11 En zij aten van het overjarige koren des lands, des anderen daags van het pascha, ongezuurde broden en verzengde aren, even op dienzelven dag.
E comeram do trigo da terra do anno antecedente, ao outro dia depois da paschoa, pães asmos e espigas tostadas, no mesmo dia.
12 En het Manna hield op des anderen daags, nadat zij van des lands overjarige koren gegeten hadden; en de kinderen Israels hadden geen Manna meer, maar zij aten in hetzelve jaar van de inkomst des lands Kanaan.
E cessou o manná no dia seguinte, depois que comeram do trigo da terra do anno antecedente; e os filhos d'Israel não tiveram mais manná: porém no mesmo anno comeram das novidades da terra de Canaan.
13 Voorts geschiedde het, als Jozua bij Jericho was, dat hij zijn ogen ophief, en zag toe, en ziet, er stond een Man tegenover hem, Die een uitgetogen zwaard in Zijn hand had.
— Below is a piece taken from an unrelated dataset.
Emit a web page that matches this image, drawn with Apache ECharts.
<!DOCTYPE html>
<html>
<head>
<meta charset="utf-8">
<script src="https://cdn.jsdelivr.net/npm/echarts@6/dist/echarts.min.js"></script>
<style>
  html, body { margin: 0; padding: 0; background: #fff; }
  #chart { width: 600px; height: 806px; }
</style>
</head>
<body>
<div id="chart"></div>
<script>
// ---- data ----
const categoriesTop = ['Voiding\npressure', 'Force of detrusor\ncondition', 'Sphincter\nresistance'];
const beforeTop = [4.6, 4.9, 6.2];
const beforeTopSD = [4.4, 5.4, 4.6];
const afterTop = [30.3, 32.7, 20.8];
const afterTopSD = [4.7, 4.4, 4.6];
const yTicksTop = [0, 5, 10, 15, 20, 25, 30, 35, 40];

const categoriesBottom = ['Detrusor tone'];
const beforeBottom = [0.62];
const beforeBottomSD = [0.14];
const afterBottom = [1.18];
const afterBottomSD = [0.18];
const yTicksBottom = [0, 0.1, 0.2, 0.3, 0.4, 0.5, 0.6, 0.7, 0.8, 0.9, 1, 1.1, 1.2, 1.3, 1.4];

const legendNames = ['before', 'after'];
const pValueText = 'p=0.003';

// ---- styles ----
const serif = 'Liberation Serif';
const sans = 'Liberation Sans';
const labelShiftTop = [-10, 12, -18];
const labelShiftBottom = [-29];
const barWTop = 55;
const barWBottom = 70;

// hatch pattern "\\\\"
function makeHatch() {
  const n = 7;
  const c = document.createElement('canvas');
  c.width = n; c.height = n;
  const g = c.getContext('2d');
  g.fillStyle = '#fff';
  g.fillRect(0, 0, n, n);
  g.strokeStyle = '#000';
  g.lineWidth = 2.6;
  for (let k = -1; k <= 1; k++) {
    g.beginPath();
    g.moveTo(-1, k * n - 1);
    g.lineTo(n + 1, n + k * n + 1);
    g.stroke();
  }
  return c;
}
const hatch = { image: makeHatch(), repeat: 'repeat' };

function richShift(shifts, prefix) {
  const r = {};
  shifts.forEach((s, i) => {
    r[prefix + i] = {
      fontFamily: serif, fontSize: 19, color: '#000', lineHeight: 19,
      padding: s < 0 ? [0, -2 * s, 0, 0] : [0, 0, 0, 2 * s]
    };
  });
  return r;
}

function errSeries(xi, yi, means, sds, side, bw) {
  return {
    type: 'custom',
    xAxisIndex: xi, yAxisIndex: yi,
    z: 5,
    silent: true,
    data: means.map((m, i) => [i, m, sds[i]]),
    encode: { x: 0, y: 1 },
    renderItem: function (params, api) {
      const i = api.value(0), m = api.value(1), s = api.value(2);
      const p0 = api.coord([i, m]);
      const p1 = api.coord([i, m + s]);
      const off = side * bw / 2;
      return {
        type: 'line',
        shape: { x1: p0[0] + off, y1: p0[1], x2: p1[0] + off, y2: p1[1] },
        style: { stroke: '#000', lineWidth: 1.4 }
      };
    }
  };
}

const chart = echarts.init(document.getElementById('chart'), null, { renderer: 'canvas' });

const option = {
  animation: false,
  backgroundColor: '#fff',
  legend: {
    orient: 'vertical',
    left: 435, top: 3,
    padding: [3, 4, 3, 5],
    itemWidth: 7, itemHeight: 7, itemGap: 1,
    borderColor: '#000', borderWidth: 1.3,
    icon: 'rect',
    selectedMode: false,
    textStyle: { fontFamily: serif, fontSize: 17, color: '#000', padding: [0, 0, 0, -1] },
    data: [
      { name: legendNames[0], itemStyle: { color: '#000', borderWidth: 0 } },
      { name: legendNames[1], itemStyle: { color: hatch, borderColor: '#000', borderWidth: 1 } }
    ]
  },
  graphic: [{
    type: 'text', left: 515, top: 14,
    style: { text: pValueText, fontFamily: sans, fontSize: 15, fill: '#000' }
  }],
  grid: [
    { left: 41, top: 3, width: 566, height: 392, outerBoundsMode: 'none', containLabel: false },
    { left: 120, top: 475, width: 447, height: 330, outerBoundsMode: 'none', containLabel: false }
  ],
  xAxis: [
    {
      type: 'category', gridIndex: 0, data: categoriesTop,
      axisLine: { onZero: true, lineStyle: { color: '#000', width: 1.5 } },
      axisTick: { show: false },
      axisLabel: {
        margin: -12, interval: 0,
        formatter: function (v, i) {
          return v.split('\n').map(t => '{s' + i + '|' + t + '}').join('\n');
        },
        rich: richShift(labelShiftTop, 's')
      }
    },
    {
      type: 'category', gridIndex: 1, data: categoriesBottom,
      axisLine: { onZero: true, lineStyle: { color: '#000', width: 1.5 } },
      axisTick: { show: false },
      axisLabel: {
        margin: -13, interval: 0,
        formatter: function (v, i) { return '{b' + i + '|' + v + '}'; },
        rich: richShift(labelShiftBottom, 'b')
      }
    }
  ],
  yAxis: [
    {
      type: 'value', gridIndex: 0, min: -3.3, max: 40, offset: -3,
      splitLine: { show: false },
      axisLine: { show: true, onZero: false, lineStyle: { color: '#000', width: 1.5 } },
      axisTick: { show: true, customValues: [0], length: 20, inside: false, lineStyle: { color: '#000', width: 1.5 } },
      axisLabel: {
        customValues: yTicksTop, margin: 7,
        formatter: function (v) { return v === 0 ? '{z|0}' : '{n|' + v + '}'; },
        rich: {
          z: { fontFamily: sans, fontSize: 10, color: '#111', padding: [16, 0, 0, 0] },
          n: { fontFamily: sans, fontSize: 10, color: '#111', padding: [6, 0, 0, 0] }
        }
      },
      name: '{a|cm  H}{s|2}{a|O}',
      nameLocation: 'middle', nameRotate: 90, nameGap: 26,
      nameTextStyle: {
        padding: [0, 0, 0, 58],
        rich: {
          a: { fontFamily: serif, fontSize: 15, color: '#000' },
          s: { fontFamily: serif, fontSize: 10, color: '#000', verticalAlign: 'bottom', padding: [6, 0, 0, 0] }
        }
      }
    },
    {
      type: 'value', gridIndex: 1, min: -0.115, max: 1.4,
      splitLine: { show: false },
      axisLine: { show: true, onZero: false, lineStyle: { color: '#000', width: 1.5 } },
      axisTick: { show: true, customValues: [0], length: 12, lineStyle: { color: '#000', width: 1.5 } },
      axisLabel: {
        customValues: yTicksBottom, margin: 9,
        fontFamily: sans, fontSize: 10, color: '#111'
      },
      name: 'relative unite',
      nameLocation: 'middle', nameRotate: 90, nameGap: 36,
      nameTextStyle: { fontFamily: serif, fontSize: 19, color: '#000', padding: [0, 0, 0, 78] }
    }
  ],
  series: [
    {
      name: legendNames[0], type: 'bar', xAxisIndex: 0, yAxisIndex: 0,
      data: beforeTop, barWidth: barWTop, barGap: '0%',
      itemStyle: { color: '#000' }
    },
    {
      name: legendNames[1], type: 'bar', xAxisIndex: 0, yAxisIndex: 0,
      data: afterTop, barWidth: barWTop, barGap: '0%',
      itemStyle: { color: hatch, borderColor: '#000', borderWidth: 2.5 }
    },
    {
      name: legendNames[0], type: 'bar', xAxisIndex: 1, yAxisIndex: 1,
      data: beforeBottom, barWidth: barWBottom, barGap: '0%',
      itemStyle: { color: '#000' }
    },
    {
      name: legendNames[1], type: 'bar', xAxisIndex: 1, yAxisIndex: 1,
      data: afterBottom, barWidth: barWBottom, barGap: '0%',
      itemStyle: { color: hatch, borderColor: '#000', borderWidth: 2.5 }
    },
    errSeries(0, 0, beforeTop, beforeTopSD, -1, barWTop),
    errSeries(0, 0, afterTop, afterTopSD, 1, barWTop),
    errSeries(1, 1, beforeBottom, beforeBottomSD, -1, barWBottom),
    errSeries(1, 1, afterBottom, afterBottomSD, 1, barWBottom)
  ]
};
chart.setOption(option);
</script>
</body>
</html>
En Jozua ging tot Hem, en zeide tot Hem: Zijt Gij van ons, of van onze vijanden?
E succedeu que, estando Josué ao pé de Jericó, levantou os seus olhos, e olhou; e eis-que se poz em pé diante d'elle um homem que tinha na mão uma espada nua: e chegou-se Josué a elle, e disse-lhe: És tu dos nossos, ou dos nossos inimigos?
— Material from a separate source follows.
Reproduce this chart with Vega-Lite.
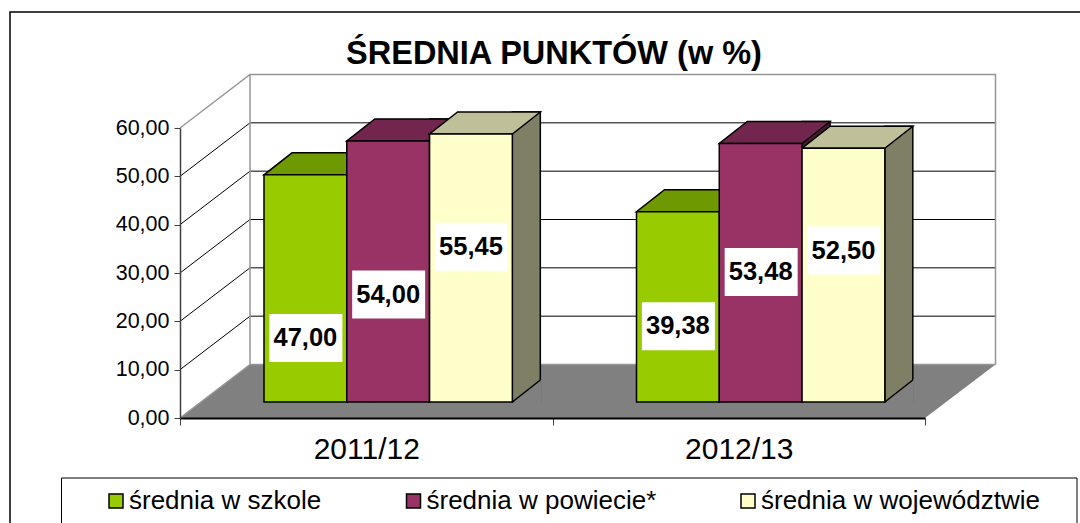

14 En Hij zeide: Neen, maar Ik ben de Vorst van het heir des HEEREN: Ik ben nu gekomen! Toen viel Jozua op zijn aangezicht ter aarde en aanbad, en zeide tot Hem: Wat spreekt mijn Heere tot Zijn knecht?
E disse elle: Não, mas venho agora como principe do exercito do Senhor. Então Josué se prostrou sobre o seu rosto na terra, e o adorou, e disse-lhe: Que diz meu senhor ao seu servo?
15 Toen zeide de Vorst van het heir des HEEREN tot Jozua: Trek uw schoenen af van uw voeten; want de plaats, waarop gij staat, is heilig. En Jozua deed alzo.
Então disse o principe do exercito do Senhor a Josué: Descalça os sapatos de teus pés, porque o logar em que estás é sancto. E fez Josué assim.